** begin **

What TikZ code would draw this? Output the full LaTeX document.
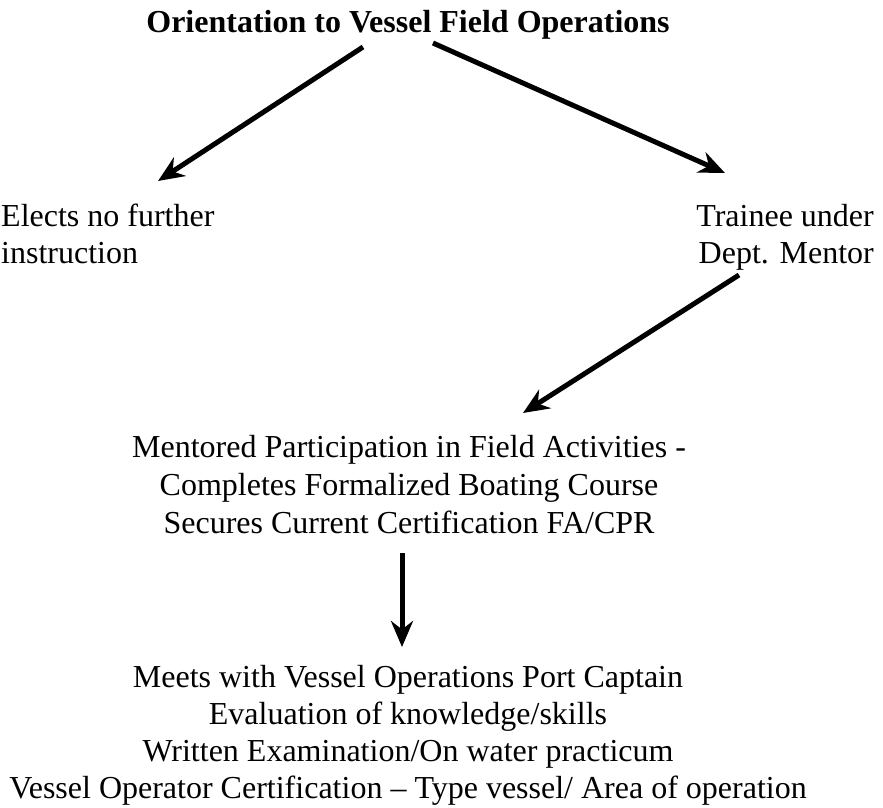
\documentclass[tikz,border=0pt]{standalone}
\usepackage{fontspec}
\setmainfont{Liberation Serif}
\usetikzlibrary{arrows.meta}
\begin{document}
\begin{tikzpicture}[x=1pt,y=-1pt,
  txt/.style={inner sep=0pt,anchor=base,font=\fontsize{32}{37}\selectfont},
  arr/.style={line width=5pt,-{Stealth[length=26pt,width=22pt]}}]
\useasboundingbox (0,0) rectangle (883,808);
\node[txt,font=\fontsize{32}{37}\selectfont\bfseries] (title) at (408,33) {Orientation to Vessel Field Operations};
\node[txt,anchor=base west] (elects1) at (1,226) {Elects no further};
\node[txt,anchor=base west] (elects2) at (1,263) {instruction};
\node[txt,anchor=base east] (trainee1) at (874,226) {Trainee under};
\node[txt,anchor=base east] (trainee2) at (874,263) {Dept. Mentor};
\node[txt] (mentored1) at (409,457) {Mentored Participation in Field Activities -};
\node[txt] (mentored2) at (409,495) {Completes Formalized Boating Course};
\node[txt] (mentored3) at (409,533) {Secures Current Certification FA/CPR};
\node[txt] (meets1) at (408,687) {Meets with Vessel Operations Port Captain};
\node[txt] (meets2) at (408,724) {Evaluation of knowledge/skills};
\node[txt] (meets3) at (408,761) {Written Examination/On water practicum};
\node[txt] (meets4) at (408,798) {Vessel Operator Certification -- Type vessel/ Area of operation};
\coordinate (a1s) at (363,47); \coordinate (a1e) at (158,181);
\coordinate (a2s) at (433,43); \coordinate (a2e) at (725,173);
\coordinate (a3s) at (739,275); \coordinate (a3e) at (523,413);
\coordinate (a4s) at (402,553); \coordinate (a4e) at (402,647);
\draw[arr] (a1s) -- (a1e);
\draw[arr] (a2s) -- (a2e);
\draw[arr] (a3s) -- (a3e);
\draw[arr] (a4s) -- (a4e);
\end{tikzpicture}
\end{document}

** end **

▶ [What to produce]
Copy the material shown above in full and exactly. Skip the pictures.

▶ [Exercise answer]
What TikZ code would draw this? Output the full LaTeX document.
\documentclass[tikz,border=0pt]{standalone}
\usepackage{fontspec}
\setmainfont{Liberation Serif}
\usetikzlibrary{arrows.meta}
\begin{document}
\begin{tikzpicture}[x=1pt,y=-1pt,
  txt/.style={inner sep=0pt,anchor=base,font=\fontsize{32}{37}\selectfont},
  arr/.style={line width=5pt,-{Stealth[length=26pt,width=22pt]}}]
\useasboundingbox (0,0) rectangle (883,808);
\node[txt,font=\fontsize{32}{37}\selectfont\bfseries] (title) at (408,33) {Orientation to Vessel Field Operations};
\node[txt,anchor=base west] (elects1) at (1,226) {Elects no further};
\node[txt,anchor=base west] (elects2) at (1,263) {instruction};
\node[txt,anchor=base east] (trainee1) at (874,226) {Trainee under};
\node[txt,anchor=base east] (trainee2) at (874,263) {Dept. Mentor};
\node[txt] (mentored1) at (409,457) {Mentored Participation in Field Activities -};
\node[txt] (mentored2) at (409,495) {Completes Formalized Boating Course};
\node[txt] (mentored3) at (409,533) {Secures Current Certification FA/CPR};
\node[txt] (meets1) at (408,687) {Meets with Vessel Operations Port Captain};
\node[txt] (meets2) at (408,724) {Evaluation of knowledge/skills};
\node[txt] (meets3) at (408,761) {Written Examination/On water practicum};
\node[txt] (meets4) at (408,798) {Vessel Operator Certification -- Type vessel/ Area of operation};
\coordinate (a1s) at (363,47); \coordinate (a1e) at (158,181);
\coordinate (a2s) at (433,43); \coordinate (a2e) at (725,173);
\coordinate (a3s) at (739,275); \coordinate (a3e) at (523,413);
\coordinate (a4s) at (402,553); \coordinate (a4e) at (402,647);
\draw[arr] (a1s) -- (a1e);
\draw[arr] (a2s) -- (a2e);
\draw[arr] (a3s) -- (a3e);
\draw[arr] (a4s) -- (a4e);
\end{tikzpicture}
\end{document}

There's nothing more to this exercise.